TSLY ETF: Assessing the High Dividend Yield Strategy

The YieldMax TSLA Option Income Strategy ETF (TSLY) offers investors exposure to Tesla stock while pursuing a high dividend yield through covered call options. With a trailing 12-month dividend yield of 57.29%, TSLY far surpasses average market yields.

TSLY pursues its dividend strategy through monthly distributions, an unconventional approach for ETFs. However, investors should understand the dividend is not guaranteed and can fluctuate or be suspended entirely depending on underlying option market conditions.
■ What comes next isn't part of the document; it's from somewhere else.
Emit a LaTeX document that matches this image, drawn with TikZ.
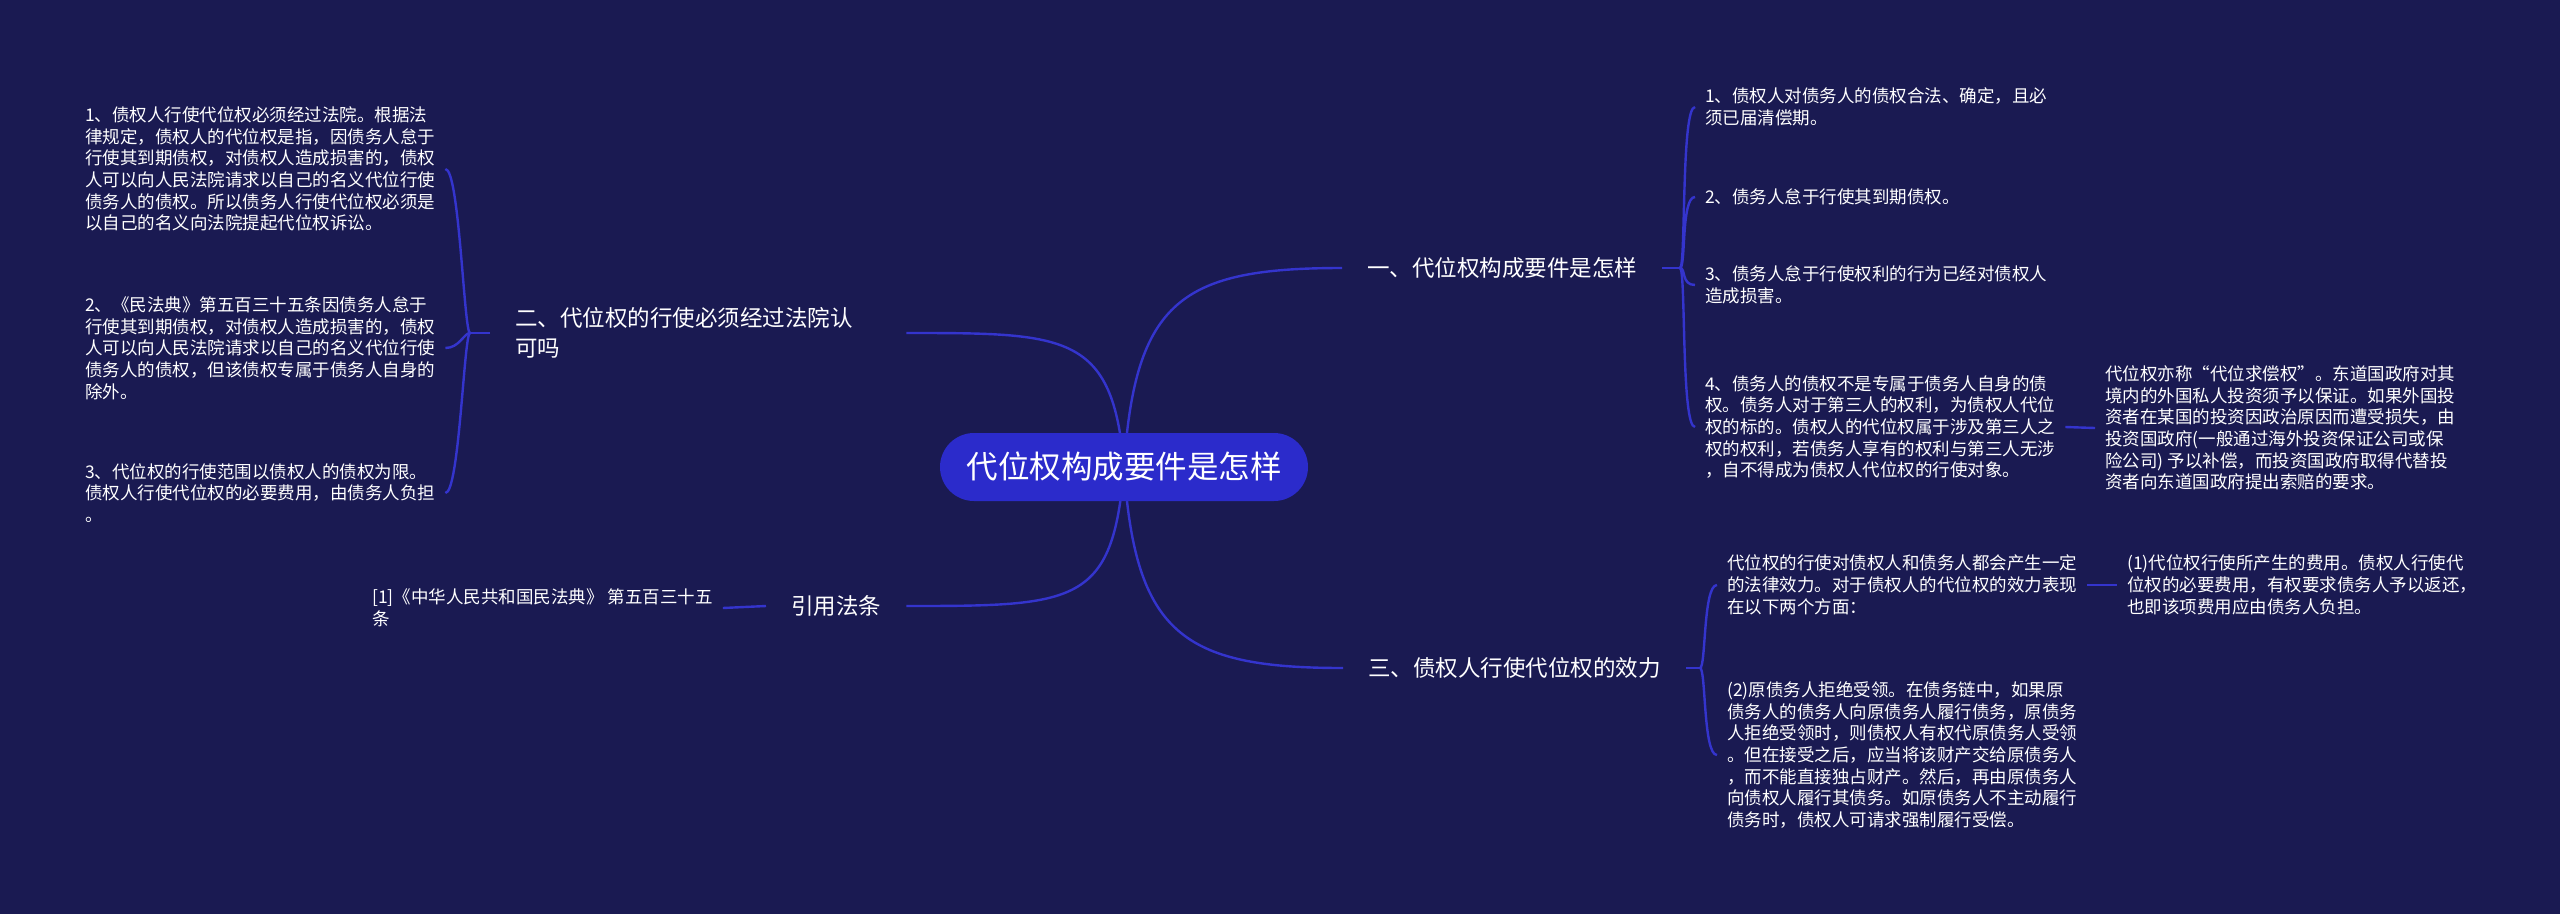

Key Factors to Consider on TSLY’s Dividend

When evaluating the TSLY ETF dividend yield for your portfolio, here are some key factors to take into account:

  • Extremely high yield compared to broader market average
  • Monthly distribution schedule rather than traditional quarterly dividends
  • Dividend amount will vary month-to-month based on options activity
  • No guarantee of dividend continuity or consistency
  • Relatively new ETF with limited track record

Assessing if TSLY Dividend Fits Your Strategy

For investors comfortable with higher risk for higher yield, TSLY offers an intriguing income strategy tied specifically to Tesla stock. However, the dividend distributions are unpredictable and amplify exposure to an already volatile underlying asset.

Before investing in TSLY, determining how its unconventional high dividend approach aligns with your overall investing objectives and risk tolerance is crucial. There is elevated risk that comes with the potential reward of outsized yields.